# Mexican dishes



## kimbaby (Feb 10, 2006)

any one have a recipe they would like to share with me,this is my favorite ethinic food.... I thank you in advance!


----------



## jbib (Feb 10, 2006)

Here's a ridiculously simple but delicious recipe for Pork Puebla Style:

2 lbs. pork, cut in cubes as for stew
3 large tomatoes, peeled and coarsely chopped
6 Anaheim chiles, canned or fresh and/or 2 large bell peppers, coarsely chopped
1 onion, coarsely chopped
3 garlic cloves, minced

Place the meat cubes in a pan with a little water and cover. Cook slowly until meat is tender, water disappears and pork is brown and beginning to fry in its own fat. Add the other ingredients, stir and simmer, loosely covered, until tender and well seasoned - at least 2 hours or so. 

I wait until this point to add salt or other seasonings - and usually don't need to add anything. It cooks down to a fairly thick stew and is even better the next day, though we rarely have any left over.

Serve with refried beans and tortillas.


----------



## Brianschef (Feb 10, 2006)

Nachos 'n Gravy

1 can of chili w/no beans
1 can of condensed tomato soup
1 can enchilada sauce
Shredded cheese

Mix together and heat thru.  Take one large heated plate and sprinkle with nachos.  Pour over heated gravy and sprinkle with alot of shredded cheeses.  Place under broiler until cheese is melted.  Serve hot from the oven.

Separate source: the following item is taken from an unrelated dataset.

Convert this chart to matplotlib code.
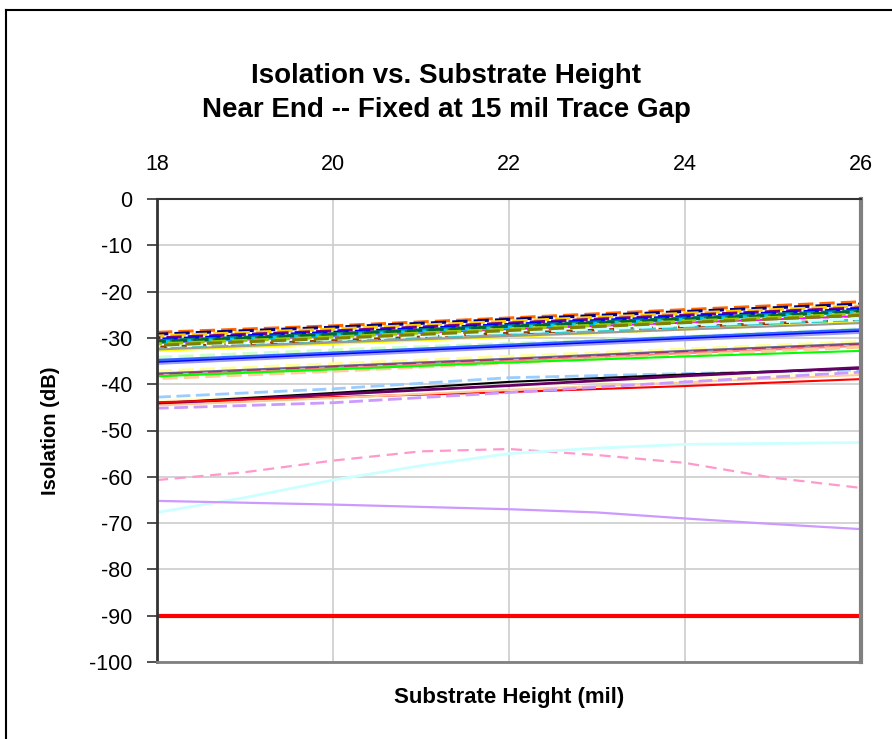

*NOTE: You can add chopped jalapeno's, sour cream, chopped tomatoes, chopped onions, minced cilantro(or parsley), or any other topping of your choice, this is good no matter what you add!  ; )


----------



## Phil (Feb 10, 2006)

*We eat Tex-Mex three times a week*

...and tonight is one of them. My wife loves taco salad, and I make a good one. Here is what I do. 
Brown lean ground beef, or sirloin with 1c. chopped onions, salt, pepper. Add about 3/4 c. water, 2-3 cloves minced garlic, 1 tsp. sugar, 2 Tbs good chili powder, 1 tsp. cumin, 1/2 tsp. oregano. You may want to add a can of rinsed pinto beans. I add a little wine, and cook till about dry. You need to buy some taco boats, somtimes they are hard to find. If not, use tortilla chips. For the fixins', we like white rice. If Texmati is available in your area, it is outstanding. We use chicken broth instead of water to cook the rice.  We bake the taco boats till crisp and fill them with a little rice, taco meat, grated cheddar or jack cheese, and black olives, shredded lettuce, diced tomatos and cilantro. Top it with a few splashes of Italian dressing. I have sour cream, home made avacado salad as garnish, and, of course the main course, jalapeno peppers, and your favorite salsa.  Hope you like it like we do.


----------



## kadesma (Feb 10, 2006)

Hi Kim,
most people like the red enchilada sauce, me I love the green..Don't know how you feel about it, but, I'll give you a green sauce recipe I use with chicken enchiladas..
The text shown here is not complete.